Anna Savkina: It all started with home concerts that my godmother and I used to do when I was 4 years old. We called the whole family, I seated my toys on the couch, put on a dress, took a toy microphone, sang and danced, and my godmother played the harmonica. It was like this almost every day. Sometimes a live accompaniment was replaced by a cassette recorder. I knew by heart almost all the songs from Soviet cartoons. A year later my mother brought me to Children's School of Arts No. 3 in Bratsk, which produced many talented young people who are now studying and playing in Russia and abroad. I was a very diminutive child, and the vice-principal suggested I go to violin or flute. My mother and me already knew what to do. My first teacher Elena Gurjidze was wonderful. She taught me how to enjoy performing on stage. There was no excessive drilling in the classes, which I now observe in young musicians. Of course, there was a systematic training and supervision of my mother, who was always there from the first days of school. My grandmother adored the violinists of the "golden era," so I was brought up on the performance style of David Oistrakh, Leonid Kogan and Yehudi Menuhin.
SPDM: What about your first concert, when you realized you were not just a student, but an artist, what was it like?
Anna Savkina: I can still recall those two remarkable days. I turned 20 and opened the season with a recital at the Small Hall of the Moscow Conservatory and then made my debut with Shostakovich's Concerto No. 1 at the Great Hall of the Conservatory. I worked very hard and practiced, my performing experience was building up. And at that moment I felt that I controlled the time on stage and the attention of the whole audience, I realized that I could improvise and hear myself in space. It was then that peace and confidence came to me for the first time.
SPDM: Do you think violin suits any genre?
Anna Savkina: I think violin is absolutely multipurpose. It can live in any genre, be it folk or authentic baroque, classical academic performance or jazz. I want to try my hand at improvisation more often because it's so liberating. Later on, this sense of freedom helps in the native classical manner of performance. It may sound strange, but I would like to create a show that would synthesize dance, circus, light, and orchestra, with the violin in the lead role.

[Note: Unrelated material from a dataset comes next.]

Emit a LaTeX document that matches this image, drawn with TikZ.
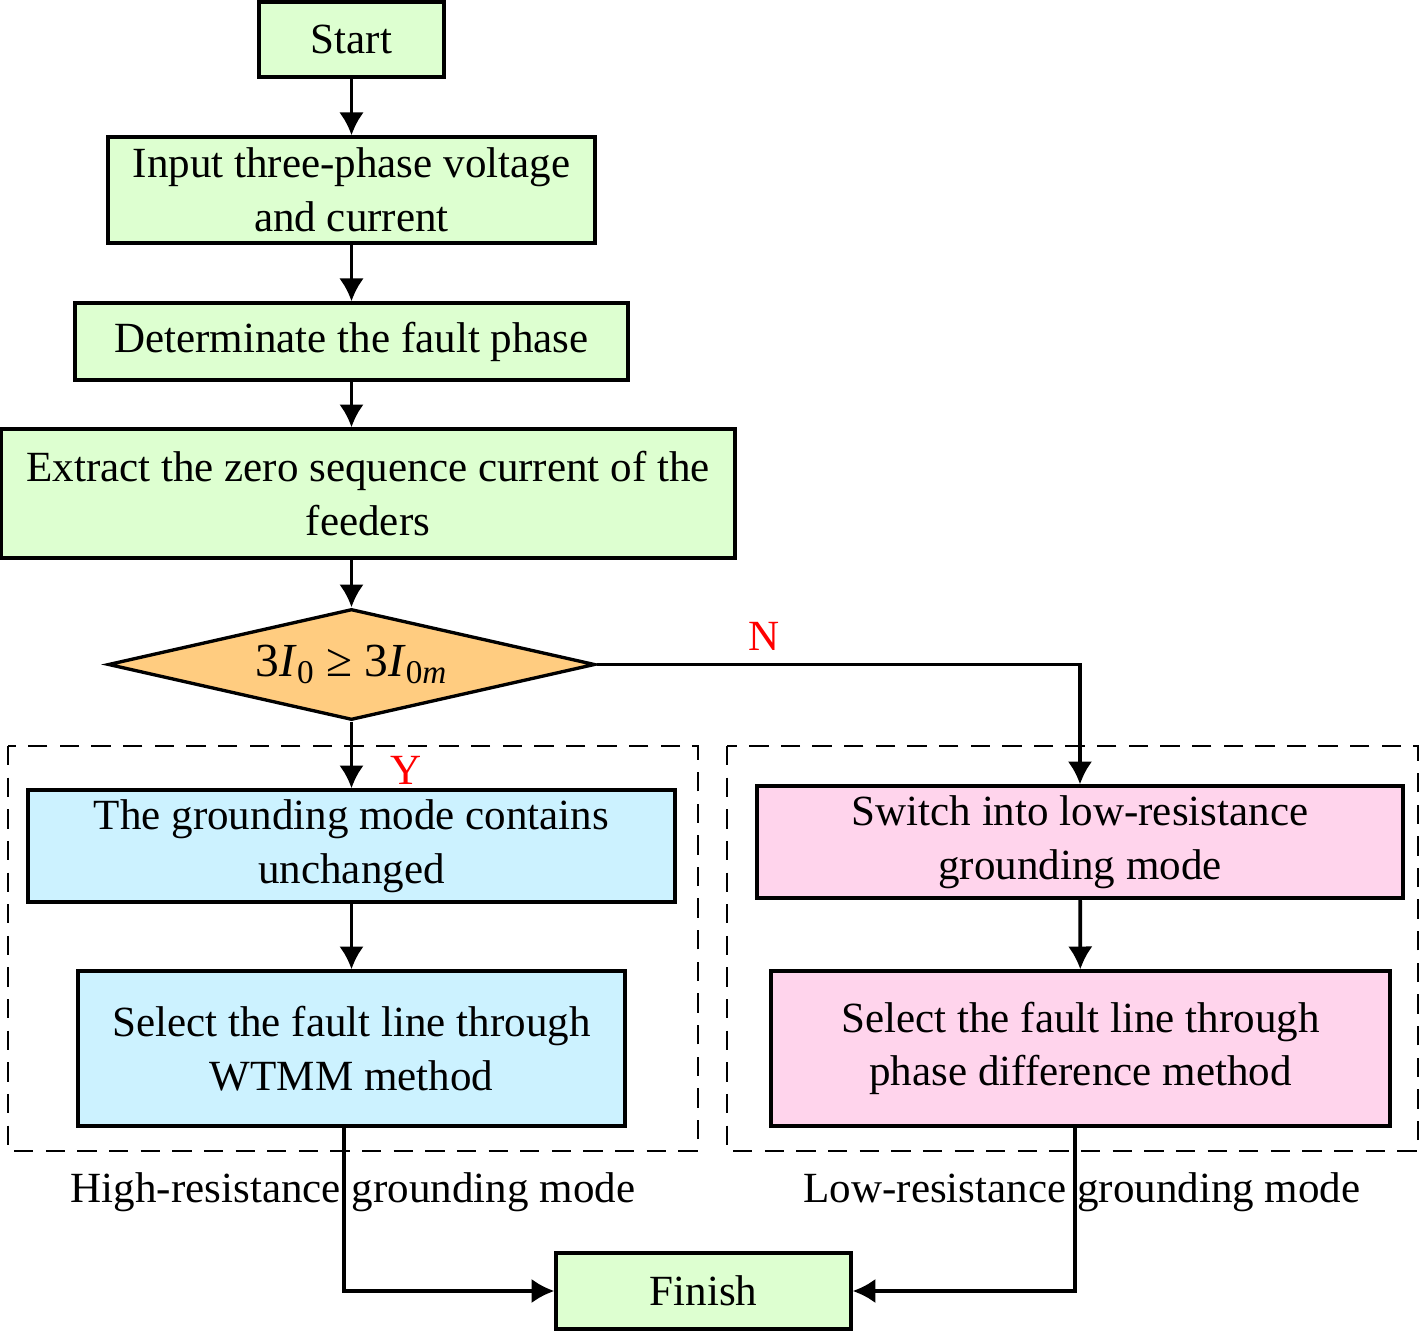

SPDM: What are your musical dreams are moved by?
Anna Savkina: I won't conceal it: I dream of playing with an orchestra conducted by Maestro Valery Gergiev and Vladimir Jurowski. There are two coveted halls I dream of playing in - Albert Hall in London and Suntory Hall in Tokyo. There's nothing better than concert tours with a chamber program or with an orchestra, when you travel with a particular ensemble and conductor to different cities, or work with different orchestras, which is also incredibly fun. I had such experiences in Ukraine, Austria and Germany, but I want to expand the geography. I love to travel, and thanks to our profession I have the opportunity to do so. Since I joined the St. Petersburg Music House in 2019, I have discovered such amazing places as Bethlehem, Bishkek, Rijeka, Athens, and Transnistria. I see with sincere admiration the unique places in which the concerts are held.
SPDM: What music would you choose to talk about yourself through?
Anna Savkina: Even though I have a large repertoire, and there's a lot to talk about in each piece, César Franck's Sonata is my favorite. This music completely conveys my inner world, feelings and experiences. Every time I play the Sonata, I find peace, solace, elation, and a wide range of other emotions in it.
SPDM: What, in your opinion, is the concept of creative individuality?
Anna Savkina: Each artist has his or her own musical and life experience and transforms the author's composition from his or her perspective. We can easily recognize the leading violinists of the Golden Age even on audio recordings - so individual was the style of each of them. It is the same today: world-class musicians - Jansen, Kavakos, Vengerov, Krylov, Sitkovetsky - have their own, inimitable style.
SPDM: One of your upcoming performances is the St. Petersburg Music House Concert with the Mariinsky Theater Orchestra on February 3. You will be performing Shostakovich Violin Concerto. What emotions does this composition evoke in you?
Anna Savkina: I have been in love with Shostakovich since I was a child. I heard the Symphony No. 11 "1905" when I was 14 years old, and nothing else made such a strong impression on me... except the Concerto No. 1. This is a tremendous work of depth and content, in my opinion the best that has ever been written for the violin. The hardest thing about it is covering the scale. For me, the Concerto has not four, but five movements: the dead Nocturne, which makes the blood run cold; the grotesque dance of death in the Scherzo; the Passacaglia, soaked with despair and pain, which makes you want to scream, but no strength; followed by the Cadenza, not an intermedia, as is traditional, but an independent movement in which time stops and the composer rethinks events. This Concerto is still in tune with the present day, and its music is immortal. For a long time I had a goal of playing all of Dmitri Dmitrievich Shostakovich's works. So my repertoire includes Violin Sonata, both Concertos with which I debuted in Japan, Piano Quintet and two Trios, and some String Quartets. That's why the concert on February 3 is the most long-awaited and demanding for me. After all, not only will I be appearing at the Mariinsky Theater for the first time, but I will be performing my favorite work with one of the country's best orchestras. I cannot fail to mention an important participant in this concert - the instrument I now play, which has become very dear to me. This is a violin by Italian violinmaker Tommaso Balestrieri from 1752. I am grateful to Sergei Pavlovich Roldugin for the opportunity to play such a magnificent instrument. This violin struck me when we first met: outwardly thin, graceful, and light, it produced a sound of incredible power - velvety in the bass and sparkling crystal in the upper registers. It is a case where you get pleasure just from holding an instrument, and the search for new colors is a separate world in which you immerse yourself.
SPDM: What would you like to wish in the new year for yourself, your loved ones, and your fellow musicians?
Anna Savkina: From the bottom of my heart I want to wish everyone good health and well-being, and that life moves only forward on the crescendo! I wish my colleagues to serve Music, to give people joy through sounds and to have fun on stage!